[SHORT PROBLEM] In the listing below, pick out lines with "this".

[PROVIDED RECORDS]
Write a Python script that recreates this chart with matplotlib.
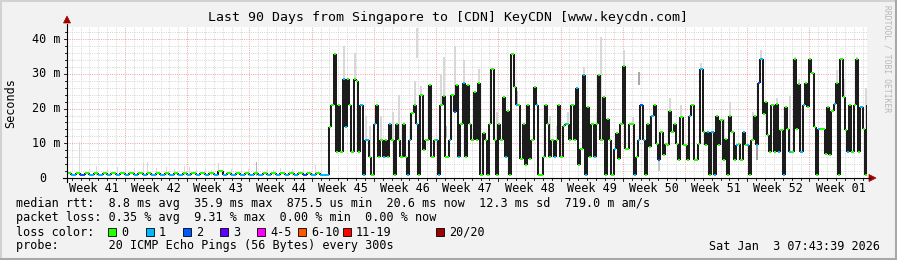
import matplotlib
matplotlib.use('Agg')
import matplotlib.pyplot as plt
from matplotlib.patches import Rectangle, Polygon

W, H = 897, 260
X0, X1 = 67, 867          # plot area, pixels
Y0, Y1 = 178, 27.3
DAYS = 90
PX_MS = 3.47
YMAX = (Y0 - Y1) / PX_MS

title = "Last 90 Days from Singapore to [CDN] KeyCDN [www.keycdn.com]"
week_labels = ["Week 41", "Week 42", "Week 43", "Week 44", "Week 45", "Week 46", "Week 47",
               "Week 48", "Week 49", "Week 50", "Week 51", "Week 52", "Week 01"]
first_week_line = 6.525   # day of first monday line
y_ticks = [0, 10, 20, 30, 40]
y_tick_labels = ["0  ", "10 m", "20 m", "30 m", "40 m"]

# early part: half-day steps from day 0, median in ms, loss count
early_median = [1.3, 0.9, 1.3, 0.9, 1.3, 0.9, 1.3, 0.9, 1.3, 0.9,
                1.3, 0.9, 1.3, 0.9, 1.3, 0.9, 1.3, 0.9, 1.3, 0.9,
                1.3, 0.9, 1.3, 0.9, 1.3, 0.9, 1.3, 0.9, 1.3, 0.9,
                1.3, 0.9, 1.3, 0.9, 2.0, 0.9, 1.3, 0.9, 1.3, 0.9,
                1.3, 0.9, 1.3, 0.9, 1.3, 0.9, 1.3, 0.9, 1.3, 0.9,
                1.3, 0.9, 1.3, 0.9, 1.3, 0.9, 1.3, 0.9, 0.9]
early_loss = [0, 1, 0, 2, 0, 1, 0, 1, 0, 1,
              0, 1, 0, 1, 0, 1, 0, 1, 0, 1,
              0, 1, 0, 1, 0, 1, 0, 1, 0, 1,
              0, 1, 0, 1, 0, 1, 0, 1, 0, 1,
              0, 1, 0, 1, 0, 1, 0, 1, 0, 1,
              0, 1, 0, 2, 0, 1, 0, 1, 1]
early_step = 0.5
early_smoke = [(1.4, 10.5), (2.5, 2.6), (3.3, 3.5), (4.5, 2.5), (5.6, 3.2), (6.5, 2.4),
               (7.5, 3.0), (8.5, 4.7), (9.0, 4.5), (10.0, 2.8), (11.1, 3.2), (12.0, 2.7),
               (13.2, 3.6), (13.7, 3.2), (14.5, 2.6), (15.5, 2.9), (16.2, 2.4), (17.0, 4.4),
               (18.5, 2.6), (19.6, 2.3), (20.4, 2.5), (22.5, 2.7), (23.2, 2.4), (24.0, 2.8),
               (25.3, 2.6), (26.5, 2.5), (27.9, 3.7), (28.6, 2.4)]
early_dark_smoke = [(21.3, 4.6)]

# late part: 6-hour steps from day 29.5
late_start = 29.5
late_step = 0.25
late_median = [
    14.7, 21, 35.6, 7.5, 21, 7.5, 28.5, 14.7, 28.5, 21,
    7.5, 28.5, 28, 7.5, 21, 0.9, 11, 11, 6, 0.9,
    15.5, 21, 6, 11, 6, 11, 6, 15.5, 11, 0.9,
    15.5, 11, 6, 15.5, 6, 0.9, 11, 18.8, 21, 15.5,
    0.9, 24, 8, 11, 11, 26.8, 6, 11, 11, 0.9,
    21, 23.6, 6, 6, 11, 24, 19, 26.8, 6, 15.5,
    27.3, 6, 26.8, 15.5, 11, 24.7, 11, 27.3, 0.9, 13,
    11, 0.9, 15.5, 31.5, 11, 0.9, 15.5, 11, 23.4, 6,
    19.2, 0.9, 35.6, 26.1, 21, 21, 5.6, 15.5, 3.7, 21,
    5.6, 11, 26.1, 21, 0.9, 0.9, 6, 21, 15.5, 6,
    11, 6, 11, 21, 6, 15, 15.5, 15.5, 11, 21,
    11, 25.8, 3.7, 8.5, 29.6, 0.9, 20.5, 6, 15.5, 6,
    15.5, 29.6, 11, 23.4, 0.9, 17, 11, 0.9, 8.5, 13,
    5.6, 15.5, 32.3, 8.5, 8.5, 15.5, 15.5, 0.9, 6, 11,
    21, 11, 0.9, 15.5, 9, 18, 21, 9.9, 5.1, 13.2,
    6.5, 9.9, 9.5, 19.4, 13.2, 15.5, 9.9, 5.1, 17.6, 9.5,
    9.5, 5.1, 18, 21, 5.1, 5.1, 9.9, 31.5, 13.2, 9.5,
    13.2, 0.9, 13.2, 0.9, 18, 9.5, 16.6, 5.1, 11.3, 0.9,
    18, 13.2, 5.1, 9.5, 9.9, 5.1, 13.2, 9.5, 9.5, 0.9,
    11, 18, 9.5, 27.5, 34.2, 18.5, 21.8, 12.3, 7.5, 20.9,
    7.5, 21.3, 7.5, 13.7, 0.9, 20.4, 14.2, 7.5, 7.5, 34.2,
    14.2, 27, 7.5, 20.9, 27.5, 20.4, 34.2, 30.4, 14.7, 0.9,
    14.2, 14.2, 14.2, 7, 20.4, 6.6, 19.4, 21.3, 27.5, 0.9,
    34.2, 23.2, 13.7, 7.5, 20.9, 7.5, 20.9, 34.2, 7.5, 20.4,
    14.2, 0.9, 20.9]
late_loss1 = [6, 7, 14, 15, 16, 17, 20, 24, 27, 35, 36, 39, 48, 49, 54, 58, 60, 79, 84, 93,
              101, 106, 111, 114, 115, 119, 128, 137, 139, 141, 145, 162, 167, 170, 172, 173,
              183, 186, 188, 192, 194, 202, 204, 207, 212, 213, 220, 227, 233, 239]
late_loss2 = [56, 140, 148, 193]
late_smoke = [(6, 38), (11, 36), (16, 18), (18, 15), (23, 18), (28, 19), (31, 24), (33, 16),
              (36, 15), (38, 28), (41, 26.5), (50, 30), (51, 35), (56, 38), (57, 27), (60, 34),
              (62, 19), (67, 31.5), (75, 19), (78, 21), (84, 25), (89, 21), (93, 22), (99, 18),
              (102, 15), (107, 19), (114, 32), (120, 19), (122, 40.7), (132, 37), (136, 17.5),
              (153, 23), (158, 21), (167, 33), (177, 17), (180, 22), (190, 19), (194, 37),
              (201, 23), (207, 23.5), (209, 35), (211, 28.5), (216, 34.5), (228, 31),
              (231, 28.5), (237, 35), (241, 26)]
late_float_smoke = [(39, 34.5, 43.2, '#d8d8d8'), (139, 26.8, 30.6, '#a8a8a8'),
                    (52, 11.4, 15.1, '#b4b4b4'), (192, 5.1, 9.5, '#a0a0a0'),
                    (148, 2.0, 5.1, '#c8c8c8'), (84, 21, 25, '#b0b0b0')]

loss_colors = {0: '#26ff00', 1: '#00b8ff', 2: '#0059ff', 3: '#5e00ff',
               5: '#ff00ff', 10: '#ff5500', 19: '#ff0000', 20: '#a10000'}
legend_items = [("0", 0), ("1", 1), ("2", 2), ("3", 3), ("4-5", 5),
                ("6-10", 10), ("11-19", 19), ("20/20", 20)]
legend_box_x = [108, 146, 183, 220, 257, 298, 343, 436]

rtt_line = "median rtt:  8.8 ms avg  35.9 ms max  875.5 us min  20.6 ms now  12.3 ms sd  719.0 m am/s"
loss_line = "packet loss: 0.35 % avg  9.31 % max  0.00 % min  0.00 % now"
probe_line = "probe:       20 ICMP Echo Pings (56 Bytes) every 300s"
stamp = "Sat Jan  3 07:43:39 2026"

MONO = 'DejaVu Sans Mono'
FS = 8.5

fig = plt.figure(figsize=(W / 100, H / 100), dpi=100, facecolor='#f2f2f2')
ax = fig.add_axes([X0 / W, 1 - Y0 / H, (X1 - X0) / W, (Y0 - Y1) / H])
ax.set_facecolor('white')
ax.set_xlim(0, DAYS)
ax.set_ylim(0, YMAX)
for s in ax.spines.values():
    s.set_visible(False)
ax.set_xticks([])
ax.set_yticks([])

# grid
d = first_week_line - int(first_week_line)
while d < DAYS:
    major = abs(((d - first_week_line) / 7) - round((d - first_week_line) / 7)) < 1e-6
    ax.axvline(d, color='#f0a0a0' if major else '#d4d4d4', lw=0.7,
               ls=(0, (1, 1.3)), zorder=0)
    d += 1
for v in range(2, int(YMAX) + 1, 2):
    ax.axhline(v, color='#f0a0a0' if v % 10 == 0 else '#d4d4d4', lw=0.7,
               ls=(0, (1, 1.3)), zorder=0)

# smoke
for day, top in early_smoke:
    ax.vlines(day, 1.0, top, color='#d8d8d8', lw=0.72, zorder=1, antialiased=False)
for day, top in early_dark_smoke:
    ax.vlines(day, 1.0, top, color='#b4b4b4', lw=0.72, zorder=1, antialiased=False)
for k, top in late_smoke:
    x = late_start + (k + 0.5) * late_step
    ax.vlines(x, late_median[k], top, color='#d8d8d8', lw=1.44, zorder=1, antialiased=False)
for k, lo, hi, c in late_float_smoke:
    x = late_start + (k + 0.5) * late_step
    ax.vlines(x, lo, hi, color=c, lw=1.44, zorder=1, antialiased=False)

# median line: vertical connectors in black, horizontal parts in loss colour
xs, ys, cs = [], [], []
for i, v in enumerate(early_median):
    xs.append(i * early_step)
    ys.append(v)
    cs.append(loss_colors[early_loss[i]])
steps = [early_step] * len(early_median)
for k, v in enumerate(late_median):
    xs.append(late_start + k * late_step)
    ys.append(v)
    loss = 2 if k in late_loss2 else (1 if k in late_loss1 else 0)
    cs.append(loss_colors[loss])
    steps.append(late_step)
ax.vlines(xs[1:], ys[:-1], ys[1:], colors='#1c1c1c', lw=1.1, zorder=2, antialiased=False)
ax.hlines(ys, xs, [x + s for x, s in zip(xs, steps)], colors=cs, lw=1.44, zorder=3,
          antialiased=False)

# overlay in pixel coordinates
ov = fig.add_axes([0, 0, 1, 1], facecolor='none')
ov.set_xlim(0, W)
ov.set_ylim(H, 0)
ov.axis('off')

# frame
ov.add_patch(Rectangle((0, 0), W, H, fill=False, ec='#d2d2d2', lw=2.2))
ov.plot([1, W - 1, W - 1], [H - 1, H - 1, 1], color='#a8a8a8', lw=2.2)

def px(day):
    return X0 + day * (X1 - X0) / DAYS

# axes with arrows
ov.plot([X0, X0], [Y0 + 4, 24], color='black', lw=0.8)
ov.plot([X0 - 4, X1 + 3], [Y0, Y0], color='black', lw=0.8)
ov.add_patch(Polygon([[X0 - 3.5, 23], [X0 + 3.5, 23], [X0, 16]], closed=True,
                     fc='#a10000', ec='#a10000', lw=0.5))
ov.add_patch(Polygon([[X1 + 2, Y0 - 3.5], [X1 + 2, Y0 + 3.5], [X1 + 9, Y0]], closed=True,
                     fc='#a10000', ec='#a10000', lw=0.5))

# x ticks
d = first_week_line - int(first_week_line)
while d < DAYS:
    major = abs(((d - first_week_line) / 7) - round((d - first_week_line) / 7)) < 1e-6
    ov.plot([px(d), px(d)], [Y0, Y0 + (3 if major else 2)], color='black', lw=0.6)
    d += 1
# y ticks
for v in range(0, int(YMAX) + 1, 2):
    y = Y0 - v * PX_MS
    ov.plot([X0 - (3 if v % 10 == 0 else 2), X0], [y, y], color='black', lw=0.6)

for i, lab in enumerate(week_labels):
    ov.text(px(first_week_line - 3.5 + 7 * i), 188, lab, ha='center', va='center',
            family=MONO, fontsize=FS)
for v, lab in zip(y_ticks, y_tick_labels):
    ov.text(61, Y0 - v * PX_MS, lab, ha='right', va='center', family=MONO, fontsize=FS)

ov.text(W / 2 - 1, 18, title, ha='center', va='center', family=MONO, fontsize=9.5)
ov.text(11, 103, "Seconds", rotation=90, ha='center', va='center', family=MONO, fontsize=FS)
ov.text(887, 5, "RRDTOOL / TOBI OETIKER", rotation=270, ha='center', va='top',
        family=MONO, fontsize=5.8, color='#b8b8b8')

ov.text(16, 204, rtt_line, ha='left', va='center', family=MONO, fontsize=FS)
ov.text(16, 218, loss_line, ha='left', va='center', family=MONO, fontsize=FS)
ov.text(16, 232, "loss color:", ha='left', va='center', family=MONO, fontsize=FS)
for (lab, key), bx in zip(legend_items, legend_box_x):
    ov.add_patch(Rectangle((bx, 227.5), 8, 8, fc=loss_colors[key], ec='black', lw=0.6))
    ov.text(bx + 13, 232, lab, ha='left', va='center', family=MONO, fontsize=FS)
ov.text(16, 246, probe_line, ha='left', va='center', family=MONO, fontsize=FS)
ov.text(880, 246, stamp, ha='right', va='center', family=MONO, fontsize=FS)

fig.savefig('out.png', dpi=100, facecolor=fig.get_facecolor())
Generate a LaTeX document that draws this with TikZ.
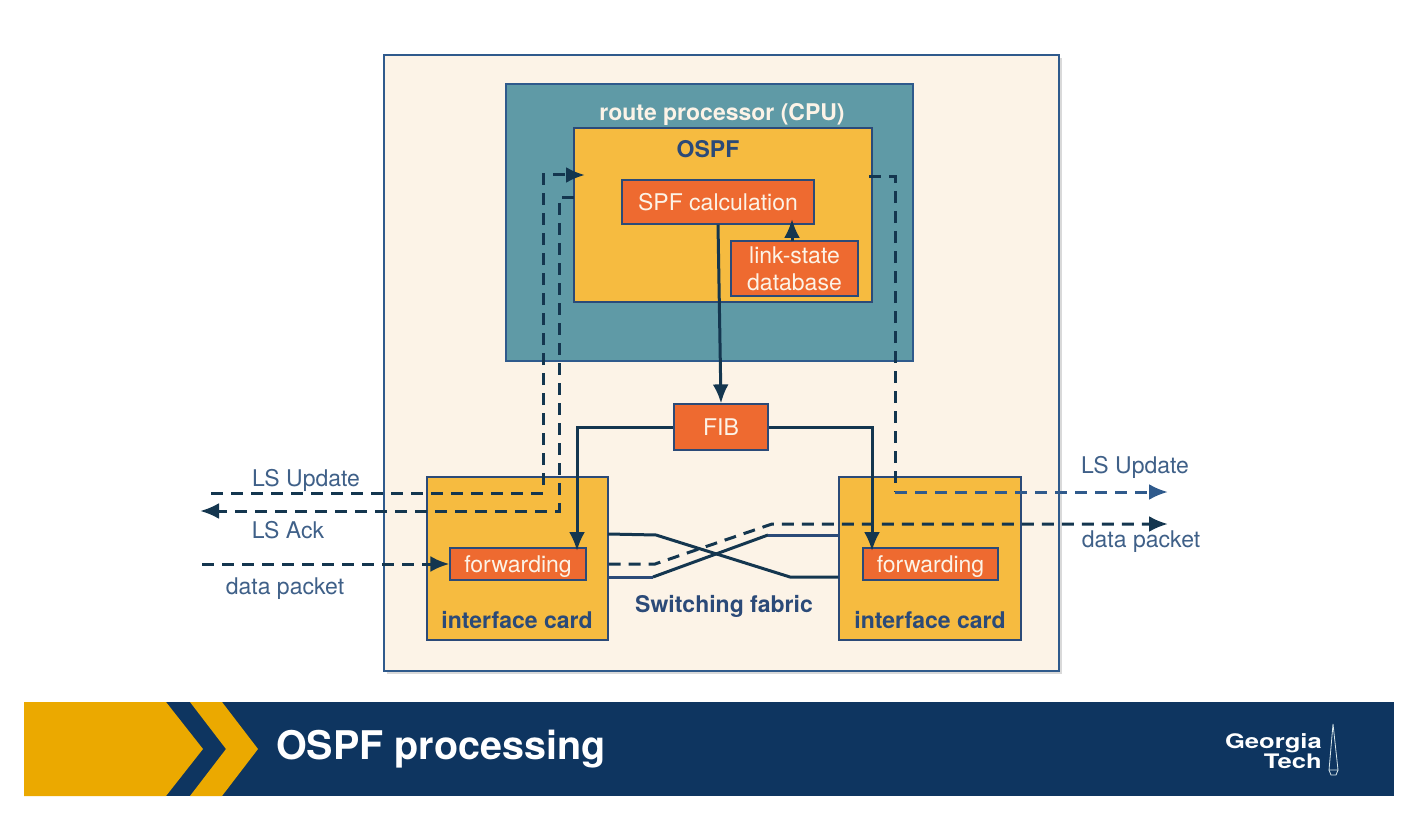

[SOLVED PROBLEM]
Write a Python script that recreates this chart with matplotlib.
Generate a LaTeX document that draws this with TikZ.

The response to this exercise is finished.